Swept Measurements

The QA401 software supports the ability to make swept measurements. You can even write your own measurements in DotNet (C++, C# or Visual Basic) and automate mundane measurements required as part of production, if needed.

In the 1.511 release, we've made some changes to the swept measurements. Some of these are visible, but others are purely related to internal performance. As part of testing, a lot of data was generated and some of it is being shared here. 

QA401 THD Measurements

The THD spec on the QA401 is -108.5 dB, measured in loopback mode, single ended, L- shorted to ground, attenuator off, 32K FFT, Hann windowing, 48 KSPS and -10 dBV. 

Because the measurement is made in loopback mode, it's hard to distinguish where the DAC performance ends and the ADC performance begins. In a previous blog post, we took a look distortion limits of the QA401 when using a notch filter. 

In this post, we'll take a look at some sweeps to see where the sweet spot is for the QA401 in loopback mode. 

In this first plot, you can see a THD sweep from -22 dBV to -8 dBV. Best case THD appears around -14 dBV and 2 KHz

Focusing on that operating point, we see the graph below. Using markers, we can see the first harmonic at 4 KHz is -120 dB below the fundamental, which is exceptional. The measured THD at this point is -115.7 dB--considerably better than the spec'd value for the QA401 of -108.5 dB. Of course, some QA401 may be slightly better and some may be slightly worse than this -115.7 dB figure. 

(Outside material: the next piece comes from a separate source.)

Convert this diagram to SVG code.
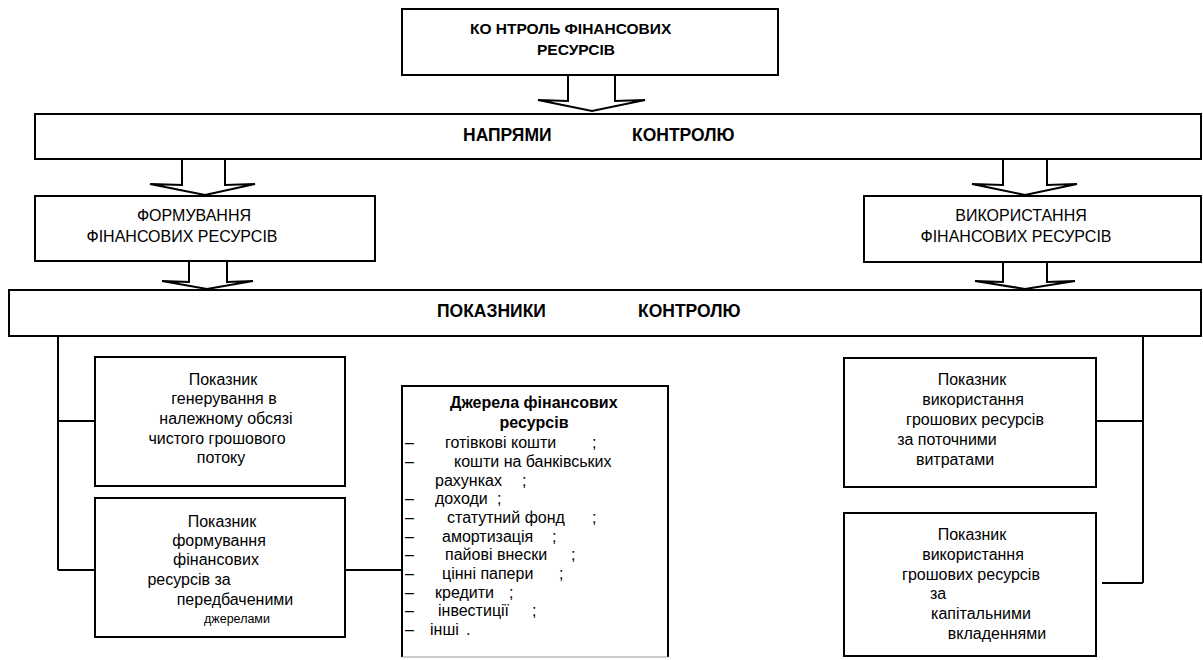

At 1 KHz, the optimal point for 1 KHz operation we can read off the swept plot is at -16 dBV. Below is a plot of that measurement:


While not as impressive as the 2 KHz point, the above shows that the second and third harmonics are both about 120 dB below the fundamental.


The improvements to the Frequency Response and THD plugs-in should help make faster swept measurements. Make sure you are taking advantage of these tools in your characterization. They are covered in the section labeled "Test Plugsin" in the manual. 

Have an idea for a plug-in you'd like to write in DotNet? Let us know, we're here to help. 


  • Hi ACR, there is a blog post up today on making speaker measurements. What was previously released shouldn’t have been released as it wasn’t done—sorry about that. See this link: https://quantasylum.com/blogs/news/qa401-release-1-70

  • Just a quick one. How do you use the speaker impedance measurement function. Can you provide s short write-up? I assume you use one channel to measur voltage and the other current. Thank you

  • Hi ACR, I made a mistake. In swept measurements you are correct that currently all THD measurements are limited to 20 KHz. I just changed the code so that beginning in the 1.6 release you can specify the stop frequency. However, it’s still incumbent on the user to correctly pick the sample frequency. That is, if you want to measure the harmonics of a 15 KHz tone, you need to be sampling at 192Ksps

  • Hi Richard, the phase information is shown in the upper right corner of the screen. And when you do a swept measurement, the phase information is saved in the file you export so that you can load it in the your app of choice.

  • Hi ACR, you can measure THD beyond 8K. Just remember that you need to move your “measurement stop” setting out further. This parameter is where you tell the THD routines to stop their calculations. This is set in the THD context menu. Also, you will probably want to set sampling rate at 192Ksps to ensure that you have enough runway after 20 KHz.

    For turntable noise rumble, the lower bound on the input is set by the input RC network, and it has a corner around 1 Hz or so. You can definitely measure down that low, you just need really, really long FFT sequences. If you take the output and route it to the input on the QA401, and switch to FR mode and set the source to white noise, and set the FFT length to 256K and averaging to 5, you should see a really nice plot emerge of the overall input response. You will see the overall response is down about 8 dB at 0.6 Hz.